▸ WRITTEN EXERCISE: Can you set down, exactly as they appear below, the lines from the opening of the material through the one bearing "y_minor = [3, 5, 7, 9]", minus the pictures?

▸ DATA EXCERPT:
==================================================

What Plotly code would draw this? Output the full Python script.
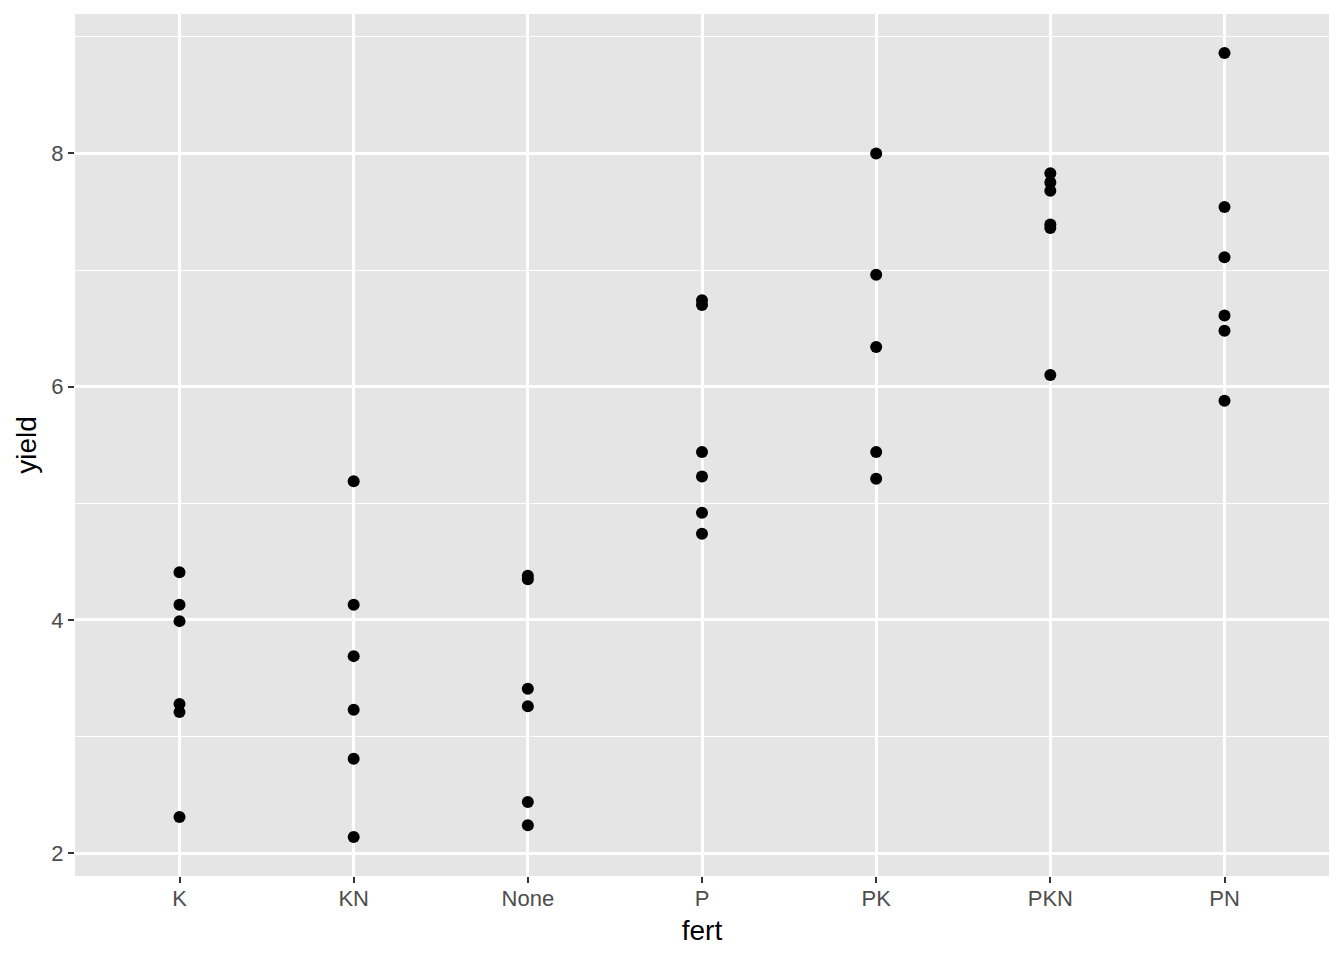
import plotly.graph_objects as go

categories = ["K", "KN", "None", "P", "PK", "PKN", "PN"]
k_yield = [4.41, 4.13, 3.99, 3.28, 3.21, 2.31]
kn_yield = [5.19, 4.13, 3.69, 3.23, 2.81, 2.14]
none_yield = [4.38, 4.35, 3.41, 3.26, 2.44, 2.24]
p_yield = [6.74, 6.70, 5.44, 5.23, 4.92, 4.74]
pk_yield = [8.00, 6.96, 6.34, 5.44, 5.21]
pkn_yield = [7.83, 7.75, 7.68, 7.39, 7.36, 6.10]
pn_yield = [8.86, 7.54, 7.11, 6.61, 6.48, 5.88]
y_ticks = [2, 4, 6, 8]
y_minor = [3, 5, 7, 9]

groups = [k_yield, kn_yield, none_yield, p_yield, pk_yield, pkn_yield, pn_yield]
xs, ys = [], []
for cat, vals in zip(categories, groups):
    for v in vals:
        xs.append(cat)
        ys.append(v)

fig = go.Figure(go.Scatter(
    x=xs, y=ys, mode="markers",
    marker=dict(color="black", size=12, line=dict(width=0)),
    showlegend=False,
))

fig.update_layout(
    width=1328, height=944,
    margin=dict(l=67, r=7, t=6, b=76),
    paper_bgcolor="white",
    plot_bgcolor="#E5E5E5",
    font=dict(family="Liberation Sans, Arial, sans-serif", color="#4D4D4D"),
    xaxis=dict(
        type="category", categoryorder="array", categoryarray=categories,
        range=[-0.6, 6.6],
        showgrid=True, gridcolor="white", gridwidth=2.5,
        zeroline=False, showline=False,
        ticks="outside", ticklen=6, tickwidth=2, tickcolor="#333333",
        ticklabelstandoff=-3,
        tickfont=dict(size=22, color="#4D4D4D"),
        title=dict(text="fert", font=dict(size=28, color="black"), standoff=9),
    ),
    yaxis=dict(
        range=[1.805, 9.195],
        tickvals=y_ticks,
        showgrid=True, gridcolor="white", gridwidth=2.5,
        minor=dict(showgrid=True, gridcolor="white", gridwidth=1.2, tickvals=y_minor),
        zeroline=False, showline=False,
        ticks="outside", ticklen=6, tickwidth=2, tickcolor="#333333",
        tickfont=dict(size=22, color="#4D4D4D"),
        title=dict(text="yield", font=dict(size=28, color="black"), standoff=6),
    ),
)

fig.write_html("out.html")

==================================================

▸ WORKED SOLUTION:
What Plotly code would draw this? Output the full Python script.
import plotly.graph_objects as go

categories = ["K", "KN", "None", "P", "PK", "PKN", "PN"]
k_yield = [4.41, 4.13, 3.99, 3.28, 3.21, 2.31]
kn_yield = [5.19, 4.13, 3.69, 3.23, 2.81, 2.14]
none_yield = [4.38, 4.35, 3.41, 3.26, 2.44, 2.24]
p_yield = [6.74, 6.70, 5.44, 5.23, 4.92, 4.74]
pk_yield = [8.00, 6.96, 6.34, 5.44, 5.21]
pkn_yield = [7.83, 7.75, 7.68, 7.39, 7.36, 6.10]
pn_yield = [8.86, 7.54, 7.11, 6.61, 6.48, 5.88]
y_ticks = [2, 4, 6, 8]
y_minor = [3, 5, 7, 9]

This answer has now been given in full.